Why aren't we telling his parents you might ask. Well his mom is a lot like me and can't keep a secret, and his dad simply WON'T keep it a secret. R's mom would be so excited (she is the last of 7 siblings to be a grandparent and is the 3rd oldest) that she would tell the world. I am not ready for the world to know and neither is R so we are waiting till after 12 maybe even after 14 before we say anything to her. R's dad would tell his siblings not out of excitement but just because he likes telling other people's news. We will be asking him not to say anything to people till 48 hours after we tell him so that WE can tell siblings, grandparents and other people we want to hear it from us. BUT more than likely he will still be on the phone to people before that telling them. He has a hard time respecting the wishes of other people.
As worried about telling Pop as R was I am much more concerned about telling R's dad, P. When R and I announced we were getting married P's reaction was silence. It took me telling him I wasn't pg to get a response and then the response we got was "oh, good". It wasn't till the end of dinner he told R congrats. P has his own timetable of how things should be done. In his mind R should be a homeowner before a husband, and have a retirement plan (and enough money to retire the next day) before a father. We aren't exactly following his ideal path and P isn't to happy with us because of it. With the market the way it is we just can't afford a house I would want to live in for the next 10 years. And who at 33 and 26 have a large enough retirement fund to retire tomorrow? I think that just isn't realistic!

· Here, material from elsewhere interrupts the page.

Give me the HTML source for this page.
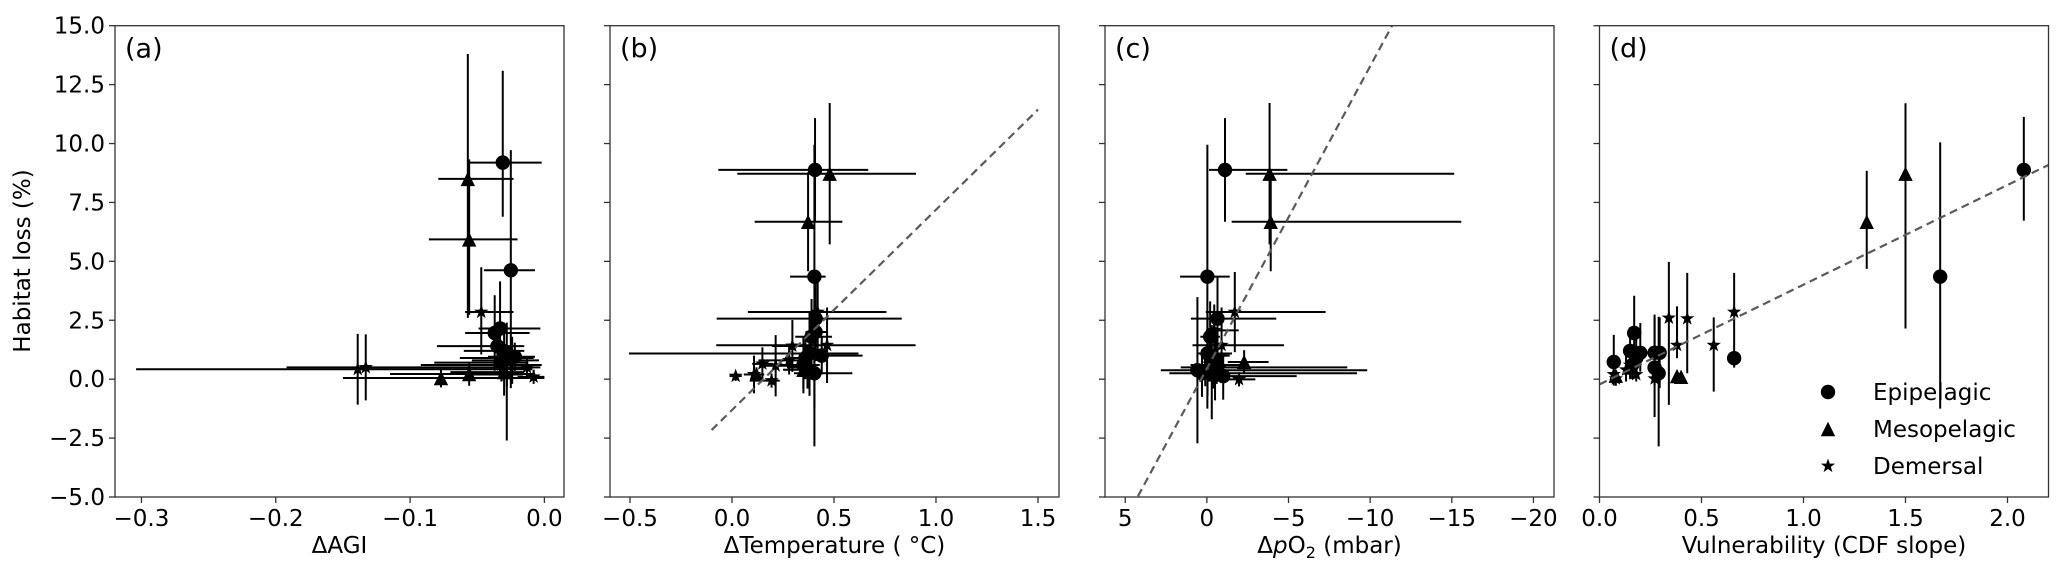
<!DOCTYPE html>
<html><head><meta charset="utf-8">
<style>
html,body{margin:0;padding:0;background:#fff;}
svg{display:block;font-family:"DejaVu Sans","Liberation Sans",sans-serif;}
</style></head>
<body>
<svg id="fig" width="2067" height="577" viewBox="0 0 2067 577" xmlns="http://www.w3.org/2000/svg">
<text x="0" y="0" font-size="23" text-anchor="middle" transform="translate(30,261) rotate(-90)">Habitat loss (%)</text>
</svg>
<script>
// ---------- shared y axis ----------
const yTicks = [15.0, 12.5, 10.0, 7.5, 5.0, 2.5, 0.0, -2.5, -5.0];
const yTickLabels = ["15.0","12.5","10.0","7.5","5.0","2.5","0.0","\u22122.5","\u22125.0"];
const seriesNames = ["Epipelagic","Mesopelagic","Demersal"];
const seriesMarkers = ["c","t","s"];

// ---------- panel (a): ΔAGI ----------
const aX   = [-0.031,-0.057,-0.056,-0.025,-0.047,-0.037,-0.033,-0.030,-0.028,-0.032,-0.077,-0.056,-0.139,-0.133,-0.008,-0.013,-0.030,-0.028,-0.024,-0.022,-0.035,-0.032];
const aY   = [9.19,8.50,5.93,4.62,2.85,1.96,2.15,1.20,0.90,0.70,0.05,0.22,0.42,0.50,0.10,0.50,0.30,0.20,0.80,0.95,1.40,0.60];
const aXLo = [0.025,0.022,0.030,0.020,0.012,0.022,0.016,0.030,0.035,0.050,0.073,0.059,0.165,0.059,0.012,0.015,0.040,0.030,0.030,0.020,0.045,0.060];
const aXHi = [0.029,0.034,0.036,0.018,0.024,0.026,0.030,0.015,0.020,0.020,0.077,0.048,0.130,0.125,0.008,0.010,0.015,0.012,0.020,0.015,0.020,0.030];
const aYLo = [2.3,5.9,3.2,5.0,1.8,1.6,2.0,1.2,3.5,0.8,0.4,0.5,1.5,1.4,0.3,0.4,1.0,0.5,1.0,0.6,0.7,0.6];
const aYHi = [3.9,5.3,3.4,5.1,1.9,1.6,2.0,1.2,1.5,0.8,0.4,0.5,1.5,1.4,0.3,0.4,1.0,0.5,1.0,0.6,0.7,0.6];
const aM   = ["c","t","t","c","s","c","c","c","c","c","t","t","s","s","s","s","t","s","s","c","c","s"];

// ---------- panel (b): ΔTemperature ----------
const bX   = [0.407,0.479,0.373,0.404,0.420,0.410,0.466,0.296,0.380,0.404,0.390,0.410,0.350,0.360,0.350,0.018,0.108,0.194,0.149,0.214,0.280,0.120,0.440,0.370];
const bY   = [8.88,8.72,6.68,4.35,2.85,2.57,1.44,1.41,1.09,0.25,1.80,2.00,0.60,0.90,0.40,0.13,0.20,-0.06,0.65,0.57,0.80,0.20,1.00,0.50];
const bXLo = [0.474,0.453,0.262,0.120,0.342,0.485,0.543,0.100,0.885,0.100,0.080,0.050,0.150,0.100,0.100,0.030,0.050,0.040,0.050,0.070,0.150,0.030,0.050,0.100];
const bXHi = [0.261,0.423,0.168,0.055,0.337,0.422,0.434,0.100,0.240,0.186,0.100,0.060,0.080,0.100,0.050,0.030,0.050,0.040,0.050,0.130,0.100,0.030,0.200,0.050];
const bYErr= [2.2,3.0,2.1,5.6,1.7,1.8,1.6,1.1,1.8,3.1,1.6,1.0,1.2,0.9,0.8,0.2,0.8,0.3,0.7,1.3,0.6,0.3,0.8,0.9];
const bM   = ["c","t","t","c","s","c","s","s","c","c","c","c","c","c","t","s","s","s","s","s","s","t","c","s"];
const bFit = [8.5, -1.31];      // slope, intercept
const bFitRange = [-0.1, 1.5];

// ---------- panel (c): ΔpO2 ----------
const cX   = [-1.11,-3.84,-3.91,-0.03,-1.71,-0.65,-0.90,-0.45,-0.04,0.58,0.30,0.10,-1.97,-2.28,-1.00,-0.50,-0.30,-0.20,-0.80,-0.20,-0.60,-0.40];
const cY   = [8.88,8.72,6.68,4.35,2.85,2.57,1.44,2.07,1.09,0.38,0.25,0.50,-0.01,0.73,0.13,0.60,0.30,1.00,0.50,1.80,1.00,0.20];
const cXLo = [3.82,11.31,11.67,1.37,5.56,3.60,3.82,1.50,1.50,10.40,9.50,8.70,1.00,1.50,4.50,2.00,1.00,1.00,1.20,0.60,0.80,1.00];
const cXHi = [0.98,1.46,2.39,1.67,1.78,1.63,1.78,0.50,0.60,2.24,2.00,1.50,1.00,1.00,1.20,1.50,0.80,0.50,0.80,0.60,0.80,0.50];
const cYErr= [2.2,3.0,2.1,5.6,1.7,1.8,1.6,1.1,1.8,3.1,1.0,0.8,0.3,0.5,1.0,1.5,2.0,0.8,0.6,1.5,1.2,0.6];
const cM   = ["c","t","t","c","s","c","s","s","c","c","c","s","s","t","c","c","s","t","s","c","s","t"];
const cFit = [-1.283, 0.45];
const cFitRange = [4.6, -11.4];

// ---------- panel (d): Vulnerability ----------
const dX   = [2.08,1.50,1.31,1.67,0.66,0.66,0.56,0.43,0.34,0.38,0.38,0.40,0.29,0.27,0.27,0.295,0.27,0.07,0.17,0.20,0.15,0.16,0.18,0.08,0.07,0.18,0.13,0.15,0.08,0.15];
const dY   = [8.88,8.72,6.68,4.35,2.85,0.89,1.44,2.57,2.60,1.44,0.13,0.10,0.25,0.49,1.12,1.12,0.02,0.73,1.96,1.12,1.20,0.60,0.90,0.02,0.20,0.20,0.40,0.60,0.15,0.50];
const dYLo = [2.15,6.57,2.00,5.60,2.36,0.30,1.97,2.32,3.69,0.55,0.20,0.20,3.10,2.10,1.00,1.50,0.30,1.00,1.20,0.80,0.80,0.60,0.70,0.30,0.30,0.30,0.50,0.50,0.20,0.50];
const dYHi = [2.25,2.99,2.16,5.70,1.66,0.30,1.18,1.94,2.38,1.65,0.20,0.20,2.40,2.25,1.50,1.50,0.30,1.15,1.58,1.26,1.00,0.80,0.90,0.30,0.30,0.30,0.60,0.80,0.20,0.60];
const dM   = ["c","t","t","c","s","c","s","s","s","s","t","t","c","c","c","c","s","c","c","c","c","c","c","s","s","s","s","s","t","t"];
const dFit = [4.23, -0.22];
const dFitRange = [0, 2.2];

// ---------- layout ----------
const TOP = 25.7, BOT = 497, W = 449;
const panels = [
  {id:"a", left:115,  dom:[-0.3197,0.0146], ticks:[-0.3,-0.2,-0.1,0.0], tl:["\u22120.3","\u22120.2","\u22120.1","0.0"],
   X:aX, Y:aY, XLo:aXLo, XHi:aXHi, YLo:aYLo, YHi:aYHi, M:aM, fit:null, ylabels:true},
  {id:"b", left:610,  dom:[-0.598,1.603], ticks:[-0.5,0,0.5,1.0,1.5], tl:["\u22120.5","0.0","0.5","1.0","1.5"],
   X:bX, Y:bY, XLo:bXLo, XHi:bXHi, YLo:bYErr, YHi:bYErr, M:bM, fit:bFit, fr:bFitRange},
  {id:"c", left:1105, dom:[6.24,-21.26], ticks:[5,0,-5,-10,-15,-20], tl:["5","0","\u22125","\u221210","\u221215","\u221220"],
   X:cX, Y:cY, XLo:cXLo, XHi:cXHi, YLo:cYErr, YHi:cYErr, M:cM, fit:cFit, fr:cFitRange},
  {id:"d", left:1599.5, dom:[0,2.201], ticks:[0,0.5,1.0,1.5,2.0], tl:["0.0","0.5","1.0","1.5","2.0"],
   X:dX, Y:dY, XLo:null, XHi:null, YLo:dYLo, YHi:dYHi, M:dM, fit:dFit, fr:dFitRange, legend:true}
];
const xLabels = {a:"\u0394AGI", b:"\u0394Temperature ( \u00B0C)", c:null, d:"Vulnerability (CDF slope)"};

const NS = "http://www.w3.org/2000/svg";
const svg = document.getElementById("fig");
function mk(tag, attrs, parent){
  const e = document.createElementNS(NS, tag);
  for (const k in attrs) e.setAttribute(k, attrs[k]);
  (parent||svg).appendChild(e);
  return e;
}
function yScale(v){ return TOP + (15 - v) * (BOT - TOP) / 20; }

function marker(g, m, cx, cy){
  let e;
  if (m === "c") {
    e = mk("circle", {cx:cx, cy:cy, r:7.2, fill:"#000"}, g);
    
  } else if (m === "t") {
    const r = 7.2;
    e = mk("polygon", {points:`${cx},${cy-r} ${cx-r},${cy+r} ${cx+r},${cy+r}`, fill:"#000"}, g);
    
  } else {
    let pts = [];
    for (let i=0;i<10;i++){
      const ang = -Math.PI/2 + i*Math.PI/5;
      const rr = i%2===0 ? 7.5 : 3.0;
      pts.push((cx+rr*Math.cos(ang)).toFixed(2)+","+(cy+rr*Math.sin(ang)).toFixed(2));
    }
    e = mk("polygon", {points:pts.join(" "), fill:"#000"}, g);
    
  }
  
  return e;
}

panels.forEach(p => {
  const L = p.left, R = p.left + W;
  const xs = v => L + (v - p.dom[0]) * W / (p.dom[1] - p.dom[0]);
  const g = mk("g", {});
  
  
  const clipId = "clip-" + p.id;
  const cp = mk("clipPath", {id:clipId}, g);
  mk("rect", {x:L, y:TOP, width:W, height:BOT-TOP}, cp);

  // ticks
  yTicks.forEach((t,i) => {
    const y = yScale(t);
    const tk = mk("line", {x1:L-6, x2:L, y1:y, y2:y, stroke:"#333", "stroke-width":1.3}, g);
    
    
    if (p.ylabels) {
      const tx = mk("text", {x:L-10, y:y+8, "font-size":23, "text-anchor":"end", fill:"#000"}, g);
      tx.textContent = yTickLabels[i];
      
      
    }
  });
  p.ticks.forEach((t,i) => {
    const x = xs(t);
    const tk = mk("line", {x1:x, x2:x, y1:BOT, y2:BOT+6, stroke:"#333", "stroke-width":1.3}, g);
    
    
    const tx = mk("text", {x:x, y:BOT+29, "font-size":23, "text-anchor":"middle", fill:"#000"}, g);
    tx.textContent = p.tl[i];
    
    
  });

  // x axis title
  let xt;
  if (p.id === "c") {
    xt = mk("text", {x:L+W/2, y:BOT+56, "font-size":23, "text-anchor":"middle", fill:"#000"}, g);
    xt.innerHTML = '\u0394<tspan font-style="italic">p</tspan>O<tspan font-size="16" dy="5">2</tspan><tspan dy="-5"> (mbar)</tspan>';
  } else {
    xt = mk("text", {x:L+W/2, y:BOT+56, "font-size":23, "text-anchor":"middle", fill:"#000"}, g);
    xt.textContent = xLabels[p.id];
  }
  
  

  // data
  const dg = mk("g", {"clip-path":`url(#${clipId})`}, g);
  
  
  p.X.forEach((xv,i) => {
    const cx = xs(xv), cy = yScale(p.Y[i]);
    if (p.XLo) {
      const eb = mk("line", {x1:xs(xv - p.XLo[i]), x2:xs(xv + p.XHi[i]), y1:cy, y2:cy, stroke:"#000", "stroke-width":2}, dg);
      
      
    }
    const ev = mk("line", {x1:cx, x2:cx, y1:yScale(p.Y[i] + p.YHi[i]), y2:yScale(p.Y[i] - p.YLo[i]), stroke:"#000", "stroke-width":2}, dg);
    
    
  });
  p.X.forEach((xv,i) => marker(dg, p.M[i], xs(xv), yScale(p.Y[i])));

  if (p.fit) {
    const x0 = p.fr[0], x1 = p.fr[1];
    const fl = mk("line", {x1:xs(x0), y1:yScale(p.fit[0]*x0 + p.fit[1]), x2:xs(x1), y2:yScale(p.fit[0]*x1 + p.fit[1]),
      stroke:"#5a5a5a", "stroke-width":2.2, "stroke-dasharray":"8,5"}, dg);
    
    
  }

  // frame
  const fr = mk("rect", {x:L, y:TOP, width:W, height:BOT-TOP, fill:"none", stroke:"#333", "stroke-width":1.3}, g);
  
  

  const lt = mk("text", {x:L+10, y:TOP+32, "font-size":27, fill:"#000"}, g);
  lt.textContent = "(" + p.id + ")";
  
  

  if (p.legend) {
    const lg = mk("g", {}, g);
    
    
    const ly = [392, 429, 466];
    seriesNames.forEach((n,i) => {
      const ent = mk("g", {}, lg);
      
      
      marker(ent, seriesMarkers[i], 1828, ly[i]);
      const tx = mk("text", {x:1873, y:ly[i]+8, "font-size":23, fill:"#000"}, ent);
      tx.textContent = n;
      
      
    });
  }
});
</script>
</body></html>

So I am expecting not the greatest response from P. For R's sake I am hoping I am wrong but I have a feeling I won't be. I wish parents could just be happy for their children, after all a baby is a wonderful thing, and it isn't like we aren't married or this wasn't planned. Shit we paid money for this! How much more planned can you get? Oh well, it isn't worth worrying over to much till we hit 14 weeks and it is time to tell.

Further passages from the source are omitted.